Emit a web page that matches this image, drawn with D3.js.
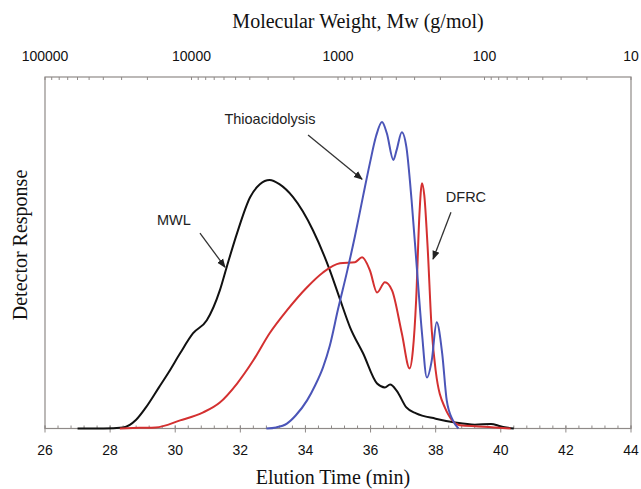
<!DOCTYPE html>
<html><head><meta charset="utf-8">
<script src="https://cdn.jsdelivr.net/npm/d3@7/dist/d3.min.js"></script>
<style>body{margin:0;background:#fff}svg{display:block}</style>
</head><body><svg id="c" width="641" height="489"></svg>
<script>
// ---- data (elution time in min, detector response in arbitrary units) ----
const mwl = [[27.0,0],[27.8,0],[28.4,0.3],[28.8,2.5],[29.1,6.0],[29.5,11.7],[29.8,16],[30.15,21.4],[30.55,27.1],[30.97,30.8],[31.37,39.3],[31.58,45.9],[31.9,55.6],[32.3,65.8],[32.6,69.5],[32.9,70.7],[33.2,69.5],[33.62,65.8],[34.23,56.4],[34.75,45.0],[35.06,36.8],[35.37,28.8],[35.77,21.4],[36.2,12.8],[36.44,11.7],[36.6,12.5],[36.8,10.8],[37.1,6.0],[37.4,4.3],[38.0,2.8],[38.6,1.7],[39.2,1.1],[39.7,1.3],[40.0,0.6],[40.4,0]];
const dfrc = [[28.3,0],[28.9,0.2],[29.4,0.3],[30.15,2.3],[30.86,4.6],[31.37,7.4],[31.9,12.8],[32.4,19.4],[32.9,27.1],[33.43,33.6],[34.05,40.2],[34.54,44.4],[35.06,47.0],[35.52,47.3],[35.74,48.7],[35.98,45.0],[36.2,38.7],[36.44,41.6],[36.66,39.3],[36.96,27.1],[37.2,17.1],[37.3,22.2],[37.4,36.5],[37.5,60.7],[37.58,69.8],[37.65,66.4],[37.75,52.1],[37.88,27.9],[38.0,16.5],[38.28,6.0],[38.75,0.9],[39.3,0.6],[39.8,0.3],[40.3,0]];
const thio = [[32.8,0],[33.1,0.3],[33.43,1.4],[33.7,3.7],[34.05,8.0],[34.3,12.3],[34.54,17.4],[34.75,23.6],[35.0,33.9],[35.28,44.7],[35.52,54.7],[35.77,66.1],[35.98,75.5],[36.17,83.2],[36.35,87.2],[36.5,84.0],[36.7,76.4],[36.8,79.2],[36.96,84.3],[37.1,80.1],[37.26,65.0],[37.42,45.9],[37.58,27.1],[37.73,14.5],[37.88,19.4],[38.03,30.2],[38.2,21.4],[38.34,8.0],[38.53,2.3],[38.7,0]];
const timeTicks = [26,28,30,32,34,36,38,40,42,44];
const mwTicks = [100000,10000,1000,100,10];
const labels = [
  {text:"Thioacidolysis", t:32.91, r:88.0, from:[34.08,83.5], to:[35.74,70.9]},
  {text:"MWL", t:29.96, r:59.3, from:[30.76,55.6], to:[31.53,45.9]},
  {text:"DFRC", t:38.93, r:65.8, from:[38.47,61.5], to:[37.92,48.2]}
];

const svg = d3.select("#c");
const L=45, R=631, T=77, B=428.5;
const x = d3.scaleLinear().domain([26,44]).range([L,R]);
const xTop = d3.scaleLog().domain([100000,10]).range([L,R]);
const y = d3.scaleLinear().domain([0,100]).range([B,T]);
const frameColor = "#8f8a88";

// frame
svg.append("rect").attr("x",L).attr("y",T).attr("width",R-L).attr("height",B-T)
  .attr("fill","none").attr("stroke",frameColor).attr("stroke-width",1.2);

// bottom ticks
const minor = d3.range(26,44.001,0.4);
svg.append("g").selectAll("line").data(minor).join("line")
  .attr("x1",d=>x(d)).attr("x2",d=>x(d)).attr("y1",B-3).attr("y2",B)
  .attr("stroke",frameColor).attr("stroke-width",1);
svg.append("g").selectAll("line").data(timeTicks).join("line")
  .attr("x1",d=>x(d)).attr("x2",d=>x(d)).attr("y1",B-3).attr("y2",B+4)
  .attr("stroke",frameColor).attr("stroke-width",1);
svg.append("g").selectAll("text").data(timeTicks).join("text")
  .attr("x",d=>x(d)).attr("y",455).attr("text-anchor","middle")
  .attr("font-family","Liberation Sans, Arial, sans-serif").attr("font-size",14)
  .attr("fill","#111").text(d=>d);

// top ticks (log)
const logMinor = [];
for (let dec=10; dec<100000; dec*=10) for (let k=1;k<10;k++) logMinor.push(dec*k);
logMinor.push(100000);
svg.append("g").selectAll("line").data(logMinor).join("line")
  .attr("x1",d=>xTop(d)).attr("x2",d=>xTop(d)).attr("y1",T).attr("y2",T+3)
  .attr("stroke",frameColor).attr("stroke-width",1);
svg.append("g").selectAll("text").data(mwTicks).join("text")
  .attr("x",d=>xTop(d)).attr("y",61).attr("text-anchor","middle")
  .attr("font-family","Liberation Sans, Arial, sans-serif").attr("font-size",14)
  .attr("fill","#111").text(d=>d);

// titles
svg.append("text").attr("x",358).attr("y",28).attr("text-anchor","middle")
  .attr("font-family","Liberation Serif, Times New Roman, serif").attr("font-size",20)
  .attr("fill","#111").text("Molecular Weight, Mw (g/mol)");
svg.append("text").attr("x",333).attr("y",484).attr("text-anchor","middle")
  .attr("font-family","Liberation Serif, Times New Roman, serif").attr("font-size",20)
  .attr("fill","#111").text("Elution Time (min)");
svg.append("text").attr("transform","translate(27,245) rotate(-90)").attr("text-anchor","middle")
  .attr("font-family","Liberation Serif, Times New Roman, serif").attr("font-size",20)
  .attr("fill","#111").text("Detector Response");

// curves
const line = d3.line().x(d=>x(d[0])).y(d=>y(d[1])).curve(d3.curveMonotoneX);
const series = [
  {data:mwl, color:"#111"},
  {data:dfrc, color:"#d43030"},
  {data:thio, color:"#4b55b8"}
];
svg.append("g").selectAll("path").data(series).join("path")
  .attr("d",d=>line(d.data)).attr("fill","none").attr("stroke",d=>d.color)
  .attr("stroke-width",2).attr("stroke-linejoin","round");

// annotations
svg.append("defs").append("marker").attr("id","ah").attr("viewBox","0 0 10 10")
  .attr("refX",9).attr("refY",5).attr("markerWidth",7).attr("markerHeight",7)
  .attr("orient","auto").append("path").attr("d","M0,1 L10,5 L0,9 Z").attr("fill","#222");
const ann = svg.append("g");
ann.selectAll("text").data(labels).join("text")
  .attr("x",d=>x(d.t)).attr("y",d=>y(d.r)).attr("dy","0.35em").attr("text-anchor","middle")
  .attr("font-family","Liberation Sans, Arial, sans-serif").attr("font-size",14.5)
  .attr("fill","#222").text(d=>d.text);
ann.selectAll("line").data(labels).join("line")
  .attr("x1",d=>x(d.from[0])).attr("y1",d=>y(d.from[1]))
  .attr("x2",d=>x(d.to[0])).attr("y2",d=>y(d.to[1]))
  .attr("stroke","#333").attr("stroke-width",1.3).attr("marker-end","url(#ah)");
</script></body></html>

----

▶ [What this task involves]:
Return all of the data exactly as written, and drop the pictures.

▶ [Reply to the exercise]:
Emit a web page that matches this image, drawn with D3.js.
<!DOCTYPE html>
<html><head><meta charset="utf-8">
<script src="https://cdn.jsdelivr.net/npm/d3@7/dist/d3.min.js"></script>
<style>body{margin:0;background:#fff}svg{display:block}</style>
</head><body><svg id="c" width="641" height="489"></svg>
<script>
// ---- data (elution time in min, detector response in arbitrary units) ----
const mwl = [[27.0,0],[27.8,0],[28.4,0.3],[28.8,2.5],[29.1,6.0],[29.5,11.7],[29.8,16],[30.15,21.4],[30.55,27.1],[30.97,30.8],[31.37,39.3],[31.58,45.9],[31.9,55.6],[32.3,65.8],[32.6,69.5],[32.9,70.7],[33.2,69.5],[33.62,65.8],[34.23,56.4],[34.75,45.0],[35.06,36.8],[35.37,28.8],[35.77,21.4],[36.2,12.8],[36.44,11.7],[36.6,12.5],[36.8,10.8],[37.1,6.0],[37.4,4.3],[38.0,2.8],[38.6,1.7],[39.2,1.1],[39.7,1.3],[40.0,0.6],[40.4,0]];
const dfrc = [[28.3,0],[28.9,0.2],[29.4,0.3],[30.15,2.3],[30.86,4.6],[31.37,7.4],[31.9,12.8],[32.4,19.4],[32.9,27.1],[33.43,33.6],[34.05,40.2],[34.54,44.4],[35.06,47.0],[35.52,47.3],[35.74,48.7],[35.98,45.0],[36.2,38.7],[36.44,41.6],[36.66,39.3],[36.96,27.1],[37.2,17.1],[37.3,22.2],[37.4,36.5],[37.5,60.7],[37.58,69.8],[37.65,66.4],[37.75,52.1],[37.88,27.9],[38.0,16.5],[38.28,6.0],[38.75,0.9],[39.3,0.6],[39.8,0.3],[40.3,0]];
const thio = [[32.8,0],[33.1,0.3],[33.43,1.4],[33.7,3.7],[34.05,8.0],[34.3,12.3],[34.54,17.4],[34.75,23.6],[35.0,33.9],[35.28,44.7],[35.52,54.7],[35.77,66.1],[35.98,75.5],[36.17,83.2],[36.35,87.2],[36.5,84.0],[36.7,76.4],[36.8,79.2],[36.96,84.3],[37.1,80.1],[37.26,65.0],[37.42,45.9],[37.58,27.1],[37.73,14.5],[37.88,19.4],[38.03,30.2],[38.2,21.4],[38.34,8.0],[38.53,2.3],[38.7,0]];
const timeTicks = [26,28,30,32,34,36,38,40,42,44];
const mwTicks = [100000,10000,1000,100,10];
const labels = [
  {text:"Thioacidolysis", t:32.91, r:88.0, from:[34.08,83.5], to:[35.74,70.9]},
  {text:"MWL", t:29.96, r:59.3, from:[30.76,55.6], to:[31.53,45.9]},
  {text:"DFRC", t:38.93, r:65.8, from:[38.47,61.5], to:[37.92,48.2]}
];

const svg = d3.select("#c");
const L=45, R=631, T=77, B=428.5;
const x = d3.scaleLinear().domain([26,44]).range([L,R]);
const xTop = d3.scaleLog().domain([100000,10]).range([L,R]);
const y = d3.scaleLinear().domain([0,100]).range([B,T]);
const frameColor = "#8f8a88";

// frame
svg.append("rect").attr("x",L).attr("y",T).attr("width",R-L).attr("height",B-T)
  .attr("fill","none").attr("stroke",frameColor).attr("stroke-width",1.2);

// bottom ticks
const minor = d3.range(26,44.001,0.4);
svg.append("g").selectAll("line").data(minor).join("line")
  .attr("x1",d=>x(d)).attr("x2",d=>x(d)).attr("y1",B-3).attr("y2",B)
  .attr("stroke",frameColor).attr("stroke-width",1);
svg.append("g").selectAll("line").data(timeTicks).join("line")
  .attr("x1",d=>x(d)).attr("x2",d=>x(d)).attr("y1",B-3).attr("y2",B+4)
  .attr("stroke",frameColor).attr("stroke-width",1);
svg.append("g").selectAll("text").data(timeTicks).join("text")
  .attr("x",d=>x(d)).attr("y",455).attr("text-anchor","middle")
  .attr("font-family","Liberation Sans, Arial, sans-serif").attr("font-size",14)
  .attr("fill","#111").text(d=>d);

// top ticks (log)
const logMinor = [];
for (let dec=10; dec<100000; dec*=10) for (let k=1;k<10;k++) logMinor.push(dec*k);
logMinor.push(100000);
svg.append("g").selectAll("line").data(logMinor).join("line")
  .attr("x1",d=>xTop(d)).attr("x2",d=>xTop(d)).attr("y1",T).attr("y2",T+3)
  .attr("stroke",frameColor).attr("stroke-width",1);
svg.append("g").selectAll("text").data(mwTicks).join("text")
  .attr("x",d=>xTop(d)).attr("y",61).attr("text-anchor","middle")
  .attr("font-family","Liberation Sans, Arial, sans-serif").attr("font-size",14)
  .attr("fill","#111").text(d=>d);

// titles
svg.append("text").attr("x",358).attr("y",28).attr("text-anchor","middle")
  .attr("font-family","Liberation Serif, Times New Roman, serif").attr("font-size",20)
  .attr("fill","#111").text("Molecular Weight, Mw (g/mol)");
svg.append("text").attr("x",333).attr("y",484).attr("text-anchor","middle")
  .attr("font-family","Liberation Serif, Times New Roman, serif").attr("font-size",20)
  .attr("fill","#111").text("Elution Time (min)");
svg.append("text").attr("transform","translate(27,245) rotate(-90)").attr("text-anchor","middle")
  .attr("font-family","Liberation Serif, Times New Roman, serif").attr("font-size",20)
  .attr("fill","#111").text("Detector Response");

// curves
const line = d3.line().x(d=>x(d[0])).y(d=>y(d[1])).curve(d3.curveMonotoneX);
const series = [
  {data:mwl, color:"#111"},
  {data:dfrc, color:"#d43030"},
  {data:thio, color:"#4b55b8"}
];
svg.append("g").selectAll("path").data(series).join("path")
  .attr("d",d=>line(d.data)).attr("fill","none").attr("stroke",d=>d.color)
  .attr("stroke-width",2).attr("stroke-linejoin","round");

// annotations
svg.append("defs").append("marker").attr("id","ah").attr("viewBox","0 0 10 10")
  .attr("refX",9).attr("refY",5).attr("markerWidth",7).attr("markerHeight",7)
  .attr("orient","auto").append("path").attr("d","M0,1 L10,5 L0,9 Z").attr("fill","#222");
const ann = svg.append("g");
ann.selectAll("text").data(labels).join("text")
  .attr("x",d=>x(d.t)).attr("y",d=>y(d.r)).attr("dy","0.35em").attr("text-anchor","middle")
  .attr("font-family","Liberation Sans, Arial, sans-serif").attr("font-size",14.5)
  .attr("fill","#222").text(d=>d.text);
ann.selectAll("line").data(labels).join("line")
  .attr("x1",d=>x(d.from[0])).attr("y1",d=>y(d.from[1]))
  .attr("x2",d=>x(d.to[0])).attr("y2",d=>y(d.to[1]))
  .attr("stroke","#333").attr("stroke-width",1.3).attr("marker-end","url(#ah)");
</script></body></html>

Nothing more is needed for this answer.